Yes, I understand all that. But I figured it like this:

“I don’t have insurance, but I’m kind of sick. I don’t want to be bogged down by any bill from the ER, just because it’s a hassle, and I might end up having to pay something someday. I guess I’ll just stick it out, and not go to the ER and try to get better”

And then, “Hey, I have Medicaid now, and I’m kind of sick. The appointment for my PCP is 2 weeks away, I’ll just go to the ER now, because my insurance will pay for it, and I don’t have to worry about a bill”

Bear in mind that a lot of newly insured people have no experience navigating doctors’ offices, insurance and medical bills. Which, free or not, is a huge mindfuck for anybody. I mean, even if you have insurance, you have no clue what your bill is going to be until weeks after you’ve been treated or seen by a doctor. And while you might be able to negotiate a $15/month repayment schedule with a hospital for ER services, good luck trying that with the guy who did your upper GI x-ray. Frankly, if I hadn’t grown up insured, I wouldn’t trust it. And a $30 copay might as well be $1000 if you can’t even pay your bills as it is.

The ER is at least a known quantity for these people. A PCP might as well be a used car salesman.

The ER will turn people away who are “kind of sick” regardless of whether or not they have insurance. It’s for emergencies only.

It sounds like you’re wondering why primary care even exists, if anyone can just go to the ER and get instant treatment. The answer is that they can’t, the ER will either turn you away, or triage you in the lowest risk category and make you sit in the waiting room all day.

No, i know why it exists, and the fact that the ER is for emergencies. But I’ve been there before and people weren’t gushing blood all over, or having a heart attack or whatever.

How would you explain the rise in ER visits after people were covered by Medicaid?

My explanation is people find it easier to go to the ER instead of waiting for a PCP appointment, especially if it is free or small co-pay. Or, as **DrCube **says, that may be all they know and/or trust.

There should have been an active attempt to get those coming to the ER who qualified to get PCPs. I mean, contacting your PCP is just a part of what they do, since there’s often a follow-up visit. So it seems natural to have that set up where they tell them about the PCPs and encourage them to use them before they get to sick that they have to go to the ER.

Heck, you could even set up partnerships with the local doctors and tell people sitting around in the ER waiting room for non-emergency care that they should go to them. If even my little city has a quick-care facility, so should these places. Send 'em there.

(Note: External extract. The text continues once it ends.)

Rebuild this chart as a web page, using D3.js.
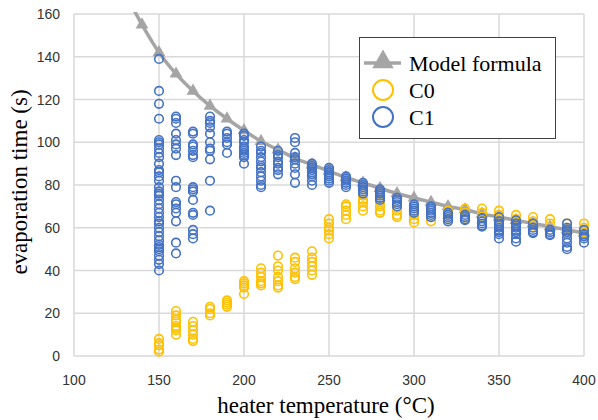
<!DOCTYPE html>
<html>
<head>
<meta charset="utf-8">
<script src="https://cdn.jsdelivr.net/npm/d3@7"></script>
<style>
  body { margin: 0; background: #fff; }
  svg { display: block; }
</style>
</head>
<body>
<svg id="chart" width="598" height="420"></svg>
<script>
// model formula curve
const modelTemps = [130, 140, 150, 160, 170, 180, 190, 200, 210, 220, 230, 240, 250, 260, 270, 280, 290, 300, 310, 320, 330, 340, 350, 360, 370, 380, 390, 400];
const modelTimes = [170, 155, 142, 132, 124, 117, 111, 105.5, 100.5, 96.5, 92.5, 89.5, 86.5, 83.5, 81, 78.5, 76, 74, 72, 70, 68.5, 66.5, 65, 63.5, 62, 60.5, 59, 57.5];

const temps = [150, 160, 170, 180, 190, 200, 210, 220, 230, 240, 250, 260, 270, 280, 290, 300, 310, 320, 330, 340, 350, 360, 370, 380, 390, 400];

// C0 measurements, one list per temperature
const c0Times = [
  [8, 6, 5, 3, 2],
  [21, 19, 17, 16, 14, 13, 12, 10],
  [16, 14, 12, 10, 8, 7],
  [23, 22, 20, 19],
  [26, 25, 24, 23],
  [35, 34, 33, 32, 29],
  [41, 39, 37, 35, 34, 33],
  [47, 42, 40, 37, 35, 33, 32],
  [46, 44, 41, 39, 37, 36],
  [49, 46, 44, 42, 40, 38],
  [64, 62, 60, 59, 57, 55],
  [71, 70, 68, 66, 64],
  [75, 73, 72, 70, 68],
  [73, 72, 70, 68, 67],
  [70, 68, 66, 65],
  [68, 66, 64, 62.5],
  [67, 65, 63],
  [68, 66, 64],
  [69, 67, 65, 64],
  [69, 67, 65],
  [68, 66, 64],
  [66, 64, 63],
  [65, 63, 61],
  [64, 62],
  [62, 60, 58],
  [62, 60, 58]
];

// C1 measurements, one list per temperature
const c1Times = [
  [139, 124, 118, 111, 101, 100, 99, 97, 95, 93, 90, 87, 86, 84, 82, 79, 77, 76, 75, 73, 71, 69, 67, 65, 63, 62, 60, 58, 56, 54, 52, 51, 50, 49, 47, 45, 43, 40],
  [112, 111, 109, 104, 101, 99, 97, 94, 82, 79, 72, 71, 69, 67, 63, 53, 48],
  [105, 104, 99, 98, 96, 94, 93, 79, 78, 77, 73, 67, 66, 59, 57, 55],
  [112, 110, 109, 107, 104, 100, 97, 96, 92, 82, 68],
  [105, 104, 102, 100, 99, 95],
  [104, 103, 101, 100, 98, 97, 96, 95, 94, 93, 90],
  [98, 96, 95, 93, 91, 89, 88, 86, 84, 82, 80, 79],
  [96, 94, 93, 91, 90, 88, 87, 85],
  [102, 100, 95, 93, 92, 90, 88, 85, 81],
  [90, 89, 88, 87, 86, 85, 84, 82, 80],
  [88, 87, 86, 85, 84, 83, 82, 81],
  [84, 83, 82, 81, 80, 79],
  [81, 80, 79, 78, 77, 76],
  [78, 77, 76, 75, 74, 73],
  [74, 73, 72, 71, 70],
  [71, 70, 69, 68, 67],
  [70, 69, 68, 67, 66, 65],
  [67, 66, 65, 64, 63],
  [66, 65, 64, 63.5],
  [64.5, 63, 62, 61, 60.5],
  [65, 63, 62, 61, 60, 59, 58, 57, 55],
  [63.5, 62, 61, 60, 59, 58, 57, 55, 53.5],
  [62, 60, 59, 58, 57.5],
  [59, 58, 57, 56.5],
  [62, 60, 59, 58, 57, 55, 53, 51, 50],
  [59, 57, 56, 55, 53]
];

const xTicks = [100, 150, 200, 250, 300, 350, 400];
const yTicks = [0, 20, 40, 60, 80, 100, 120, 140, 160];
const legendLabels = ["Model formula", "C0", "C1"];

const gray = "#a5a5a5", orange = "#ffc000", blue = "#4472c4";

const svg = d3.select("#chart");
const x = d3.scaleLinear().domain([100, 400]).range([74, 584]);
const y = d3.scaleLinear().domain([0, 160]).range([356, 14]);

// gridlines
svg.append("g").selectAll("line").data(xTicks).join("line")
  .attr("x1", d => x(d)).attr("x2", d => x(d))
  .attr("y1", y(0)).attr("y2", y(160))
  .attr("stroke", "#d9d9d9").attr("stroke-width", 1.5);
svg.append("g").selectAll("line").data(yTicks).join("line")
  .attr("x1", x(100)).attr("x2", x(400))
  .attr("y1", d => y(d)).attr("y2", d => y(d))
  .attr("stroke", "#d9d9d9").attr("stroke-width", 1.5);

// tick labels
svg.append("g").selectAll("text").data(xTicks).join("text")
  .attr("x", d => x(d)).attr("y", 385)
  .attr("text-anchor", "middle")
  .attr("font-family", "Liberation Sans, Arial, sans-serif")
  .attr("font-size", 14).attr("fill", "#333")
  .text(d => d);
svg.append("g").selectAll("text").data(yTicks).join("text")
  .attr("x", 60).attr("y", d => y(d) + 5)
  .attr("text-anchor", "end")
  .attr("font-family", "Liberation Sans, Arial, sans-serif")
  .attr("font-size", 14).attr("fill", "#333")
  .text(d => d);

// axis titles
svg.append("text")
  .attr("transform", "translate(27,182) rotate(-90)")
  .attr("text-anchor", "middle")
  .attr("font-family", "Liberation Serif, Times New Roman, serif")
  .attr("font-size", 23).attr("fill", "#000")
  .text("evaporation time (s)");
svg.append("text")
  .attr("x", 326).attr("y", 413)
  .attr("text-anchor", "middle")
  .attr("font-family", "Liberation Serif, Times New Roman, serif")
  .attr("font-size", 23).attr("fill", "#000")
  .text("heater temperature (°C)");

// clip for the plot area
svg.append("clipPath").attr("id", "plot-clip")
  .append("rect").attr("x", x(100)).attr("y", y(160) - 2)
  .attr("width", x(400) - x(100) + 10).attr("height", y(0) - y(160) + 4);

const plot = svg.append("g").attr("clip-path", "url(#plot-clip)");

// model formula line + triangles
const modelPts = modelTemps.map((t, i) => [t, modelTimes[i]]);
plot.append("path")
  .datum(modelPts)
  .attr("d", d3.line().x(d => x(d[0])).y(d => y(d[1])).curve(d3.curveMonotoneX))
  .attr("fill", "none").attr("stroke", gray).attr("stroke-width", 3.5);

const tri = d3.symbol().type(d3.symbolTriangle).size(72);
plot.append("g").selectAll("path").data(modelPts.filter(d => d[1] <= 160)).join("path")
  .attr("transform", d => `translate(${x(d[0])},${y(d[1])})`)
  .attr("d", tri).attr("fill", gray);

// scatter series
function drawSeries(values, color) {
  const pts = [];
  temps.forEach((t, i) => values[i].forEach(v => pts.push([t, v])));
  plot.append("g").selectAll("circle").data(pts).join("circle")
    .attr("cx", d => x(d[0])).attr("cy", d => y(d[1]))
    .attr("r", 4.3)
    .attr("fill", "none").attr("stroke", color).attr("stroke-width", 1.6);
}
drawSeries(c0Times, orange);
drawSeries(c1Times, blue);

// legend
const legend = svg.append("g");
legend.append("rect")
  .attr("x", 359.5).attr("y", 37.5).attr("width", 196).attr("height", 101)
  .attr("fill", "#fff").attr("stroke", "#404040").attr("stroke-width", 1);

const rowY = [63, 90, 117];
legend.append("line")
  .attr("x1", 364).attr("x2", 401).attr("y1", rowY[0]).attr("y2", rowY[0])
  .attr("stroke", gray).attr("stroke-width", 3.5);
legend.append("path")
  .attr("transform", `translate(383,${rowY[0] - 1})`)
  .attr("d", d3.symbol().type(d3.symbolTriangle).size(200))
  .attr("fill", gray);
legend.append("circle").attr("cx", 383).attr("cy", rowY[1]).attr("r", 10)
  .attr("fill", "none").attr("stroke", orange).attr("stroke-width", 2);
legend.append("circle").attr("cx", 383).attr("cy", rowY[2]).attr("r", 10)
  .attr("fill", "none").attr("stroke", blue).attr("stroke-width", 2);

legend.selectAll("text").data(legendLabels).join("text")
  .attr("x", 409).attr("y", (d, i) => rowY[i] + 8)
  .attr("font-family", "Liberation Serif, Times New Roman, serif")
  .attr("font-size", 22).attr("fill", "#000")
  .text(d => d);
</script>
</body>
</html>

It’s not like the ER has to take non-emergency cases. Do triage, then send them on their way.

I have not yet seen any details about the availability of primary care physicians to Oregon Medicaid enrollees. Do any of you know how that worked?

I know that in my home state (Kansas), the fact that a given person has Medicaid coverage doesn’t mean there are doctors willing to accept them as a patient. (Case in point: a lady of my acquaintance, then in her late 50s, had to name a pediatrician as her PCP, because the pediatrician was the only one in town who would take new Medicaid patients, due to lousy reimbursements and worse payment practices.) How did that work in Oregon? Did the people being studied actually have primary doctors who were being ignored in favor of the ER, or no?

Does this happen though? Do ERs triage patients and tell them to leave the ER and tell them to make an appointment with their PCP?

No! You can’t just get triaged and kicked out. Hospitals are required to perform a Medical Screening Exam, but that is not very well defined. For someone with abdominal pain, that might include several thousand dollars worth of labs and CT scans.